Photo: Paramount/Courtesy Everett CollectionEditor’s note: This review originally appeared in the June 1, 1987 issue of New York. We’re republishing it to mark the release of Beverly Hills Cop: Axel F this week.
One of the many virtues of Beverly Hills Cop was that the picture took its time. Director Martin Brest gave the material an eccentric, leisurely tempo, with lots of space for little character bits, jokes, atmosphere. The movie meandered — gracefully. But producers Don Simpson and Jerry Bruckheimer no longer seem willing to allow that kind of personal filmmaking. Everything S&B makes now has the same hypertense attack. For the sequel, Beverly Hills Cop II, they hired the excruciatingly pragmatic Tony Scott, who did Top Gun for them.
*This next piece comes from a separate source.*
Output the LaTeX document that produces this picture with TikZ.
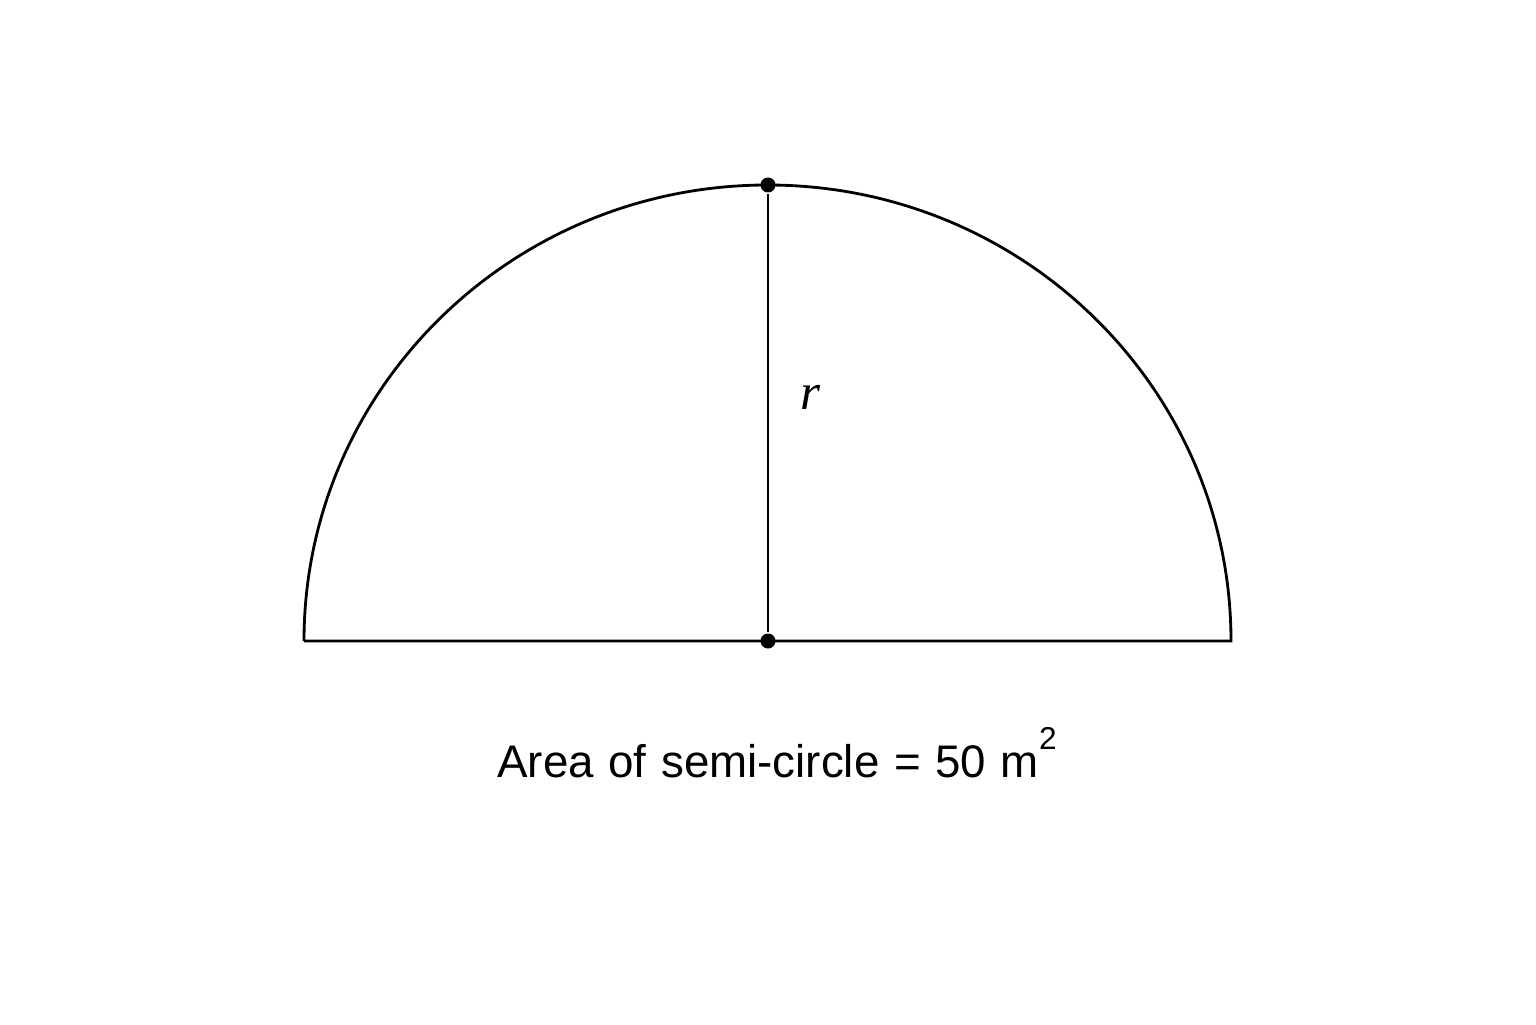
\documentclass[tikz,border=0pt]{standalone}
\usepackage{fontspec}
\setmainfont{Liberation Sans}
\newfontfamily\rfont{Liberation Serif}
\usetikzlibrary{positioning}

\begin{document}
\begin{tikzpicture}[line width=0.8pt,
	dot/.style={circle, fill=black, inner sep=0pt, minimum size=0.15cm}]
	
	\useasboundingbox (0,0) rectangle (15.36,10.24);
	
	%Punkte
	\node (bottom) [dot] at (7.68,3.83) {};
	\node (top) [dot] at (7.68,8.39) {};
	\coordinate (left) at (3.04,3.83);
	\coordinate (right) at (12.31,3.83);
	
	%Halbkreis
	\draw (left) -- (right) arc[start angle=0, end angle=180, x radius=4.635cm, y radius=4.56cm];
	\draw (top) -- (bottom);
	
	%Beschriftung
	\node (r) at (8.10,6.27) {\fontsize{14.6}{16}\selectfont\rfont\itshape r};
	\node (area) [anchor=base] at (7.77,2.47) {\fontsize{13}{15}\selectfont\spaceskip=0.32em Area of semi-circle = 50 m\raisebox{0.6em}{\fontsize{9}{9}\selectfont 2}};
	
\end{tikzpicture}
\end{document}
Scott is interested only in phony, whipped-up excitement: Every time anyone drives anywhere, cars get smashed; one sequence bangs into the next without logic; people shoot off big guns in mocking imitation of Rambo.
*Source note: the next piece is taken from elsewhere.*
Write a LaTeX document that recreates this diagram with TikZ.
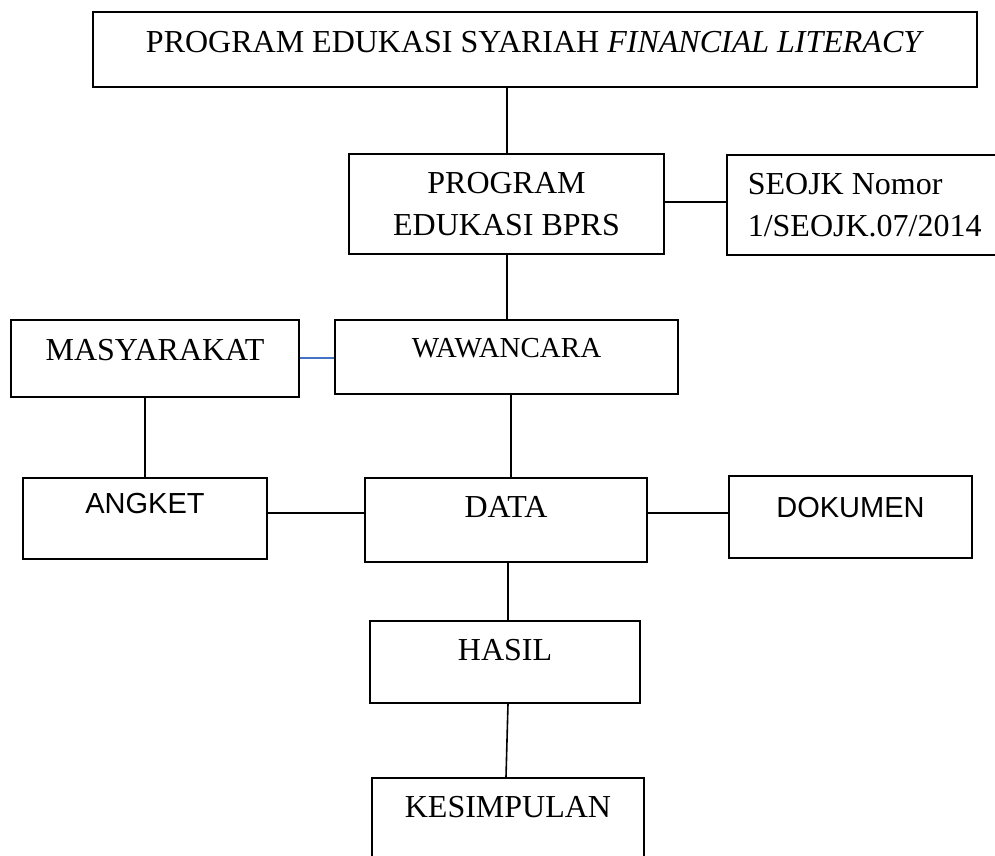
\documentclass[tikz,border=0pt]{standalone}
\usepackage{fontspec}
\setmainfont{Liberation Serif}
\newfontfamily\sansf{Liberation Sans}
\definecolor{lnblue}{RGB}{68,114,196}
\begin{document}
\begin{tikzpicture}[x=1pt,y=-1pt,
  box/.style={draw, line width=1.6pt, inner sep=0pt, anchor=north},
  ser/.style={font=\fontsize{32}{42}\selectfont},
  serw/.style={font=\fontsize{29}{38}\selectfont},
  sans/.style={font=\sansf\fontsize{29}{38}\selectfont},
  con/.style={line width=1.6pt}]
\useasboundingbox (0,0) rectangle (995,855);
% boxes
\node[box, ser, minimum width=884pt, text height=41pt, text depth=34pt] (top) at (535,11)
  {PROGRAM EDUKASI SYARIAH \textit{FINANCIAL LITERACY}};
\node[box, ser, anchor=center, minimum width=315pt, minimum height=100pt, align=center] (bprs) at (506.5,204)
  {PROGRAM\\EDUKASI BPRS};
\node[box, ser, anchor=north west, minimum height=100pt, text width=262pt, inner xsep=21pt, align=flush left] (seojk) at (726,154)
  {SEOJK Nomor\\1/SEOJK.07/2014};
\node[box, ser, minimum width=288pt, text height=41pt, text depth=36pt] (masy) at (155,319) {MASYARAKAT};
\node[box, serw, minimum width=343pt, text height=38pt, text depth=36pt] (waw) at (506.5,319) {WAWANCARA};
\node[box, sans, minimum width=244pt, text height=36pt, text depth=45pt] (angket) at (145,477) {ANGKET};
\node[box, ser, minimum width=282pt, text height=40pt, text depth=44pt] (data) at (506,477) {DATA};
\node[box, sans, minimum width=243pt, text height=42pt, text depth=40pt] (dok) at (850.5,475) {DOKUMEN};
\node[box, ser, minimum width=270pt, text height=40pt, text depth=42pt] (hasil) at (505,620) {HASIL};
\node[box, ser, minimum width=272pt, text height=40pt, text depth=63pt] (kes) at (508,777) {KESIMPULAN};
% helper coordinates
\coordinate (x507) at (507,0);
\coordinate (x511) at (511,0);
\coordinate (x508) at (508,0);
\coordinate (x506) at (506,0);
\coordinate (x145) at (145,0);
\coordinate (y202) at (0,202);
\coordinate (y358) at (0,358);
\coordinate (y513) at (0,513);
% connectors
\draw[con] (top.south -| x507) -- (bprs.north -| x507);
\draw[con] (bprs.east |- y202) -- (seojk.west |- y202);
\draw[con] (bprs.south -| x507) -- (waw.north -| x507);
\draw[con, draw=lnblue] (masy.east |- y358) -- (waw.west |- y358);
\draw[con] (waw.south -| x511) -- (data.north -| x511);
\draw[con] (masy.south -| x145) -- (angket.north -| x145);
\draw[con] (angket.east |- y513) -- (data.west |- y513);
\draw[con] (data.east |- y513) -- (dok.west |- y513);
\draw[con] (data.south -| x508) -- (hasil.north -| x508);
\draw[con] (hasil.south -| x508) -- (kes.north -| x506);
\end{tikzpicture}
\end{document}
Scott keeps things moving so fast that all you really take in is the whirring speed, not what’s happening. When the footage is edited with very rapid cuts, just as in commercials (which Scott used to direct), the audience gets sprayed in the face with bullets. Some people like that; it improves their circulation. I hate it. I also hated the other ways the filmmakers coarsened the material. The sexual attitudes here are brazenly, stupidly retrograde: Women are either bitches or twitches. Busty young girls shake themselves silly in a topless bar and at a Playboy-mansion party. Beverly Hills Cop was rather hip, but this is the kind of movie in which Hugh Hefner makes an appearance in order to display his integrity.
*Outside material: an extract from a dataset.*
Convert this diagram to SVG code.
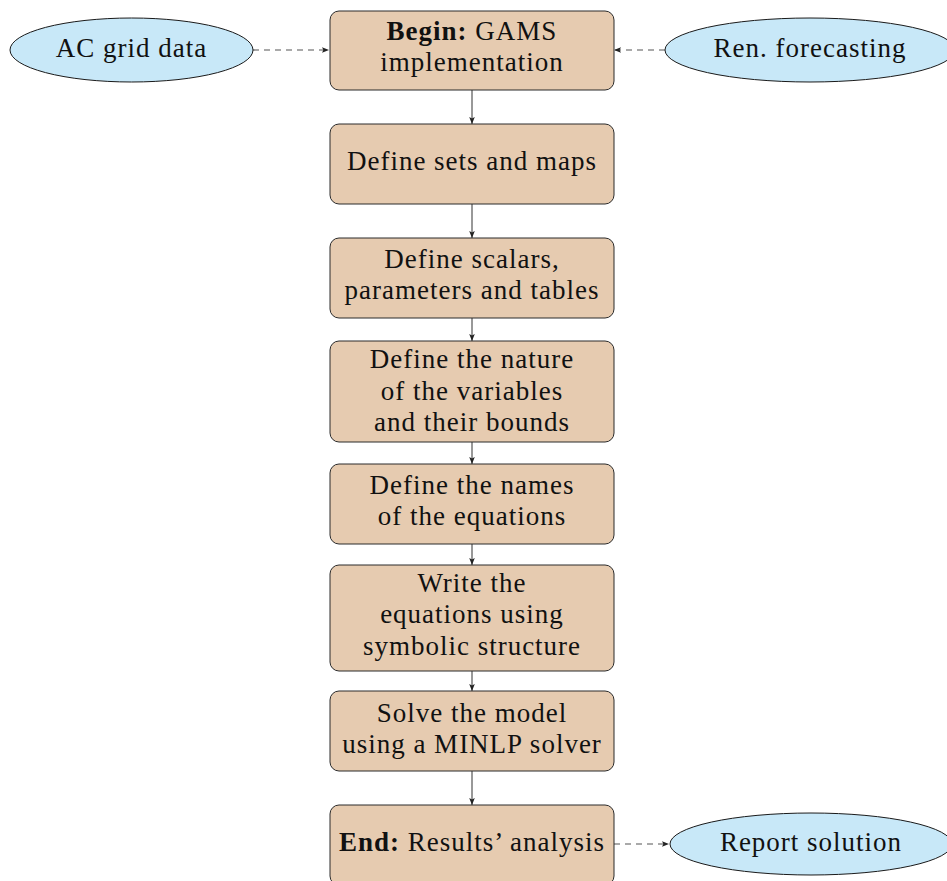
<svg xmlns="http://www.w3.org/2000/svg" width="947" height="881" viewBox="0 0 947 881">
<style>
.box{fill:#E6CBB0;stroke:#2b2b2b;stroke-width:1}
.ell{fill:#C8E8F8;stroke:#1a1a1a;stroke-width:1}
text{font-family:"Liberation Serif","Times New Roman",serif;font-size:27px;letter-spacing:1px;fill:#111;text-anchor:middle}
.b{font-weight:bold}
.solid{stroke:#333;stroke-width:1;fill:none}
.dash{stroke:#555;stroke-width:1.2;fill:none;stroke-dasharray:6 5}
</style>
<defs>
<marker id="ah" viewBox="0 0 10 10" refX="10" refY="5" markerWidth="7" markerHeight="7" markerUnits="userSpaceOnUse" orient="auto">
<path d="M0,1 L10,5 L0,9 L2,5 Z" fill="#222"/>
</marker>
</defs>
<g id="connectors">
<line class="dash" x1="253" y1="50" x2="329" y2="50" marker-end="url(#ah)"/>
<line class="dash" x1="665" y1="50" x2="614" y2="50" marker-end="url(#ah)"/>
<line class="dash" x1="614" y1="844" x2="669" y2="844" marker-end="url(#ah)"/>
<line class="solid" x1="472" y1="90" x2="472" y2="124" marker-end="url(#ah)"/>
<line class="solid" x1="472" y1="204" x2="472" y2="238" marker-end="url(#ah)"/>
<line class="solid" x1="472" y1="318" x2="472" y2="341" marker-end="url(#ah)"/>
<line class="solid" x1="472" y1="442" x2="472" y2="464" marker-end="url(#ah)"/>
<line class="solid" x1="472" y1="544" x2="472" y2="565" marker-end="url(#ah)"/>
<line class="solid" x1="472" y1="671" x2="472" y2="691" marker-end="url(#ah)"/>
<line class="solid" x1="472" y1="771" x2="472" y2="805" marker-end="url(#ah)"/>
</g>
<g id="ac-grid-data">
<ellipse class="ell" cx="131.5" cy="50" rx="121.5" ry="32"/>
<text x="131.5" y="57">AC grid data</text>
</g>
<g id="ren-forecasting">
<ellipse class="ell" cx="810" cy="50" rx="145" ry="32"/>
<text x="810" y="57">Ren. forecasting</text>
</g>
<g id="report-solution">
<ellipse class="ell" cx="811" cy="844" rx="141" ry="31"/>
<text x="811" y="851">Report solution</text>
</g>
<g id="begin">
<rect class="box" x="330" y="11" width="284" height="79" rx="9"/>
<text x="472" y="40"><tspan class="b">Begin:</tspan> GAMS</text>
<text x="472" y="71">implementation</text>
</g>
<g id="sets">
<rect class="box" x="330" y="124" width="284" height="80" rx="9"/>
<text x="472" y="170">Define sets and maps</text>
</g>
<g id="scalars">
<rect class="box" x="330" y="238" width="284" height="80" rx="9"/>
<text x="472" y="268">Define scalars,</text>
<text x="472" y="299">parameters and tables</text>
</g>
<g id="variables">
<rect class="box" x="330" y="341" width="284" height="101" rx="9"/>
<text x="472" y="368">Define the nature</text>
<text x="472" y="400">of the variables</text>
<text x="472" y="431">and their bounds</text>
</g>
<g id="equation-names">
<rect class="box" x="330" y="464" width="284" height="80" rx="9"/>
<text x="472" y="494">Define the names</text>
<text x="472" y="525">of the equations</text>
</g>
<g id="write-equations">
<rect class="box" x="330" y="565" width="284" height="106" rx="9"/>
<text x="472" y="592">Write the</text>
<text x="472" y="623">equations using</text>
<text x="472" y="655">symbolic structure</text>
</g>
<g id="solve">
<rect class="box" x="330" y="691" width="284" height="80" rx="9"/>
<text x="472" y="722">Solve the model</text>
<text x="472" y="753">using a MINLP solver</text>
</g>
<g id="end">
<rect class="box" x="330" y="805" width="284" height="80" rx="9"/>
<text x="472" y="851"><tspan class="b">End:</tspan>  Results’ analysis</text>
</g>
</svg>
Though Eddie Murphy still hustles and puts people on, it’s become impossible to think of his street-smart Detroit cop, Axel Foley, as an outsider in America’s richest, flossiest community. Murphy seems utterly at home anywhere. He’s the star, the gravy train, and everyone in the movie treats him as a king. Perhaps Murphy’s phenomenal earning power has dissolved his ability to play a role. He is simply the gloating center of everything, feasting on the attention. But at least he doesn’t look vacant and bored, as he did in The Golden Child. His eyes are alive again, and he’s volatile and resourceful. He has some great moments snapping his fingers in the faces of thick-headed criminals — his hand movements dazzle. He’s still funny, but it’s a shame to see him so utterly easy: As an actor, there’s nothing left for him to discover but further proofs of his own greatness.